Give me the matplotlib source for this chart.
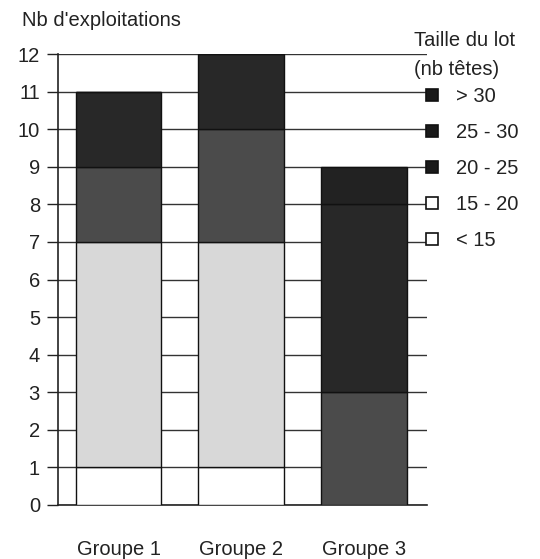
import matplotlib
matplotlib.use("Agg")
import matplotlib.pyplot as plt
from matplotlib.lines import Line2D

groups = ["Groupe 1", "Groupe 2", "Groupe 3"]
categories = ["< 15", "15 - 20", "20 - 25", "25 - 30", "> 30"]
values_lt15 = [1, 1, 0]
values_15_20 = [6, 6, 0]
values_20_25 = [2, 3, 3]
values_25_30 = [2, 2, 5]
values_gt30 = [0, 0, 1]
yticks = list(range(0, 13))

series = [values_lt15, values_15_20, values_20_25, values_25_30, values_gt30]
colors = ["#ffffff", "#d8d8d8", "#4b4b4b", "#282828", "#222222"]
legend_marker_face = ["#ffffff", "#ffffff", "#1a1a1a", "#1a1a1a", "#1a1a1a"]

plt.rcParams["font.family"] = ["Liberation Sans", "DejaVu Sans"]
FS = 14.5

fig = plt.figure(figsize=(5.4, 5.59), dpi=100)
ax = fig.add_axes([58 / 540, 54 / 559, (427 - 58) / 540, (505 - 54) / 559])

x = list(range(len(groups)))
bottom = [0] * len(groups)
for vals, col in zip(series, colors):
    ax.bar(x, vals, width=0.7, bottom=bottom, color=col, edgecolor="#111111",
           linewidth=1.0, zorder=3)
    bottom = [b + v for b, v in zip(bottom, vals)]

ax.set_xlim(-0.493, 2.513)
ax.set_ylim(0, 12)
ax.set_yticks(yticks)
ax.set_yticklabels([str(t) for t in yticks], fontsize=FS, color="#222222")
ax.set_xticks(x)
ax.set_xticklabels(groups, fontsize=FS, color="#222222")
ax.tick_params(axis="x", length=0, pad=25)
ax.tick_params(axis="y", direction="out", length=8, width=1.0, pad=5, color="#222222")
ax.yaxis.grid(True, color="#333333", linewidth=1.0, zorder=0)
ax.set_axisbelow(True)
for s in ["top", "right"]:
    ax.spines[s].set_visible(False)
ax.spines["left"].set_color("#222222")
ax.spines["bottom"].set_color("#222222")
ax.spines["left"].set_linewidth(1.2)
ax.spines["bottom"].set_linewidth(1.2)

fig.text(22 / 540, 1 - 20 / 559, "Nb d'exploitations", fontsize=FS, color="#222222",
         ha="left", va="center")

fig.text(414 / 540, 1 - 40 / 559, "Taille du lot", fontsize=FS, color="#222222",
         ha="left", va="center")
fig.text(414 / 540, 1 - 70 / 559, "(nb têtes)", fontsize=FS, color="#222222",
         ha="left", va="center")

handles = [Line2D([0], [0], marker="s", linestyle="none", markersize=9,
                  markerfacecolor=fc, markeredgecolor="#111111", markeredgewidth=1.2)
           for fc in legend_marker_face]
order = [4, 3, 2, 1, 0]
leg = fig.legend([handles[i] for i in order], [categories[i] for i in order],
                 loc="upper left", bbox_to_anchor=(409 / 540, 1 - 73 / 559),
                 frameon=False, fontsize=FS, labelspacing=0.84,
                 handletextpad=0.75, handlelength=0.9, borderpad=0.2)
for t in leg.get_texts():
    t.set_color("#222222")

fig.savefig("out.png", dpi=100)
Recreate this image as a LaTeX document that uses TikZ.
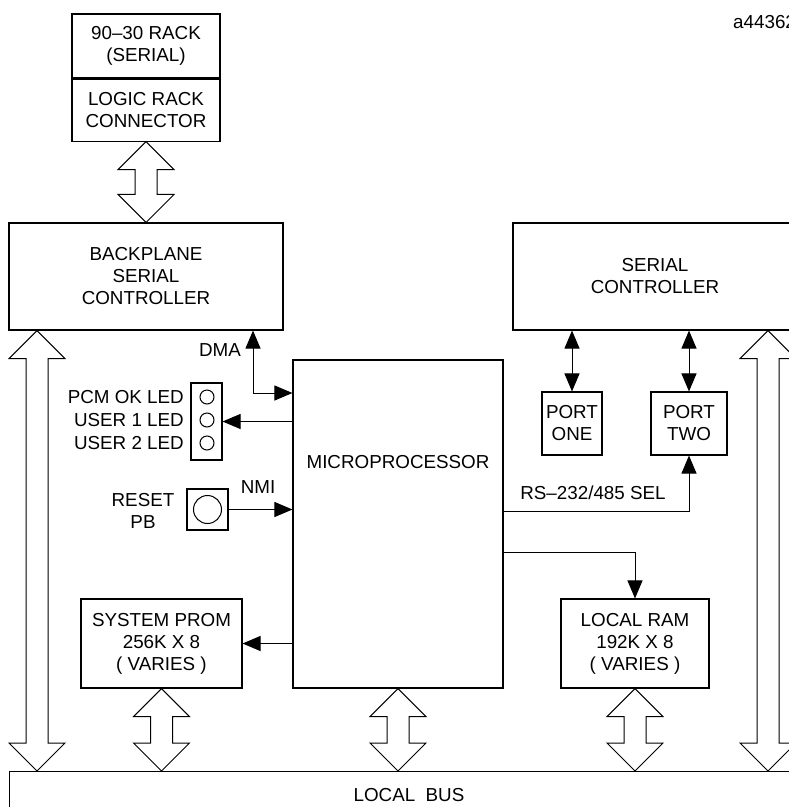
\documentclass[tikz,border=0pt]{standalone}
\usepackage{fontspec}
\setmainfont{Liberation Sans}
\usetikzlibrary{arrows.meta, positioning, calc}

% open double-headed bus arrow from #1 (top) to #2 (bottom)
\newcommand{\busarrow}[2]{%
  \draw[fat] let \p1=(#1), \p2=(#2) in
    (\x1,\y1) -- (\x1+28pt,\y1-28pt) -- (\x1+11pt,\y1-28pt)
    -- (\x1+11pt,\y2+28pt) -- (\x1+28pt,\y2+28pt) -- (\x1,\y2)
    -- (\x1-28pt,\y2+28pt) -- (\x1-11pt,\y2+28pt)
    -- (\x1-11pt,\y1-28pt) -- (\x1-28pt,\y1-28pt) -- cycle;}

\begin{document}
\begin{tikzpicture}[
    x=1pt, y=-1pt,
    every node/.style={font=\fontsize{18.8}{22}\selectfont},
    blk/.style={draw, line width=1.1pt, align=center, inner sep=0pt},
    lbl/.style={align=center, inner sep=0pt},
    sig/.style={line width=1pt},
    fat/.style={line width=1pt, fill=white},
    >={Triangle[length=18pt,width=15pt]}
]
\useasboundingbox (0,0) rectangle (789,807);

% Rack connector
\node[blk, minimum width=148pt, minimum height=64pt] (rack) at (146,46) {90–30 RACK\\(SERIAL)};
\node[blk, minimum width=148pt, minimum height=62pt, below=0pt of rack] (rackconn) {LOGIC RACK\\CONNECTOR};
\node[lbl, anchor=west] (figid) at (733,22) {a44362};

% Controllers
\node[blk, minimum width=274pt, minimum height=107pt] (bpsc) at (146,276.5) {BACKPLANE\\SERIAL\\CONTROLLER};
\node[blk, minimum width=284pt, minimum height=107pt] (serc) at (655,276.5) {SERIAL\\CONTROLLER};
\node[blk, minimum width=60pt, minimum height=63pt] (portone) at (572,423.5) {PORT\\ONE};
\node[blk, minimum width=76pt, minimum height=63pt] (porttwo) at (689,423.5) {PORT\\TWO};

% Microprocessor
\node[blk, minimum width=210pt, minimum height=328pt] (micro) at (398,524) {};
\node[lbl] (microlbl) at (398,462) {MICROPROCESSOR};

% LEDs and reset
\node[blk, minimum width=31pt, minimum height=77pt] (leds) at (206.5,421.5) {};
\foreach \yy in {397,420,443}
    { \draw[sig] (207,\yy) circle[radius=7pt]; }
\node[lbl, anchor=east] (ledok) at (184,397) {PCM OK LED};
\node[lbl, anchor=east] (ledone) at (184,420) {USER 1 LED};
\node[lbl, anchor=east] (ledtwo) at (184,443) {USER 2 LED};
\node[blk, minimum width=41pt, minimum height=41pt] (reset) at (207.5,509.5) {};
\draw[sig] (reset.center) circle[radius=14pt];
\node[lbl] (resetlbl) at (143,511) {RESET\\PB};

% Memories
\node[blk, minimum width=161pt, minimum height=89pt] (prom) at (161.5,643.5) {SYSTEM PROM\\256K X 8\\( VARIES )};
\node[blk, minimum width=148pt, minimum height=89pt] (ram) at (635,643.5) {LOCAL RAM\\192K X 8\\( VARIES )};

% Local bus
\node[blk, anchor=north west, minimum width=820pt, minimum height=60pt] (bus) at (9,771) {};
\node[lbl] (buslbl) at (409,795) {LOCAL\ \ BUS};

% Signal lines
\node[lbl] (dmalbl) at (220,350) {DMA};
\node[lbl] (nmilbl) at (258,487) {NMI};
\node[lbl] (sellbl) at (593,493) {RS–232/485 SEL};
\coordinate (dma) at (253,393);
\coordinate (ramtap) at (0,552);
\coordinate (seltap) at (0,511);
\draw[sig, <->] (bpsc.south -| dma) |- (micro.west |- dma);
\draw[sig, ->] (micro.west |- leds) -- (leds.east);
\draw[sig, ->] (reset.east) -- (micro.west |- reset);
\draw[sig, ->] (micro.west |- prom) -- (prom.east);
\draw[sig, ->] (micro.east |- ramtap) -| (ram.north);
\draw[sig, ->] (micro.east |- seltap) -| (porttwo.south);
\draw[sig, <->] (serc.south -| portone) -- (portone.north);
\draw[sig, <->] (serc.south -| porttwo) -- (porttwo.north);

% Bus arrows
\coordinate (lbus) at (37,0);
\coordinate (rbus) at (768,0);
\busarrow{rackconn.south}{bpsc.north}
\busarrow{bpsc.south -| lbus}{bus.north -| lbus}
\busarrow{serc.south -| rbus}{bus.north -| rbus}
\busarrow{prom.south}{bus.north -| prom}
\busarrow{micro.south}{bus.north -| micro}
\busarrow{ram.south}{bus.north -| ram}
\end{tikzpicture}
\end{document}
+ + + +
WHAT NEEDS TO BE DONE
Extract every line from the records above that contains the word "this".

CORRECT OUTPUT
Give me the matplotlib source for this chart.
Recreate this image as a LaTeX document that uses TikZ.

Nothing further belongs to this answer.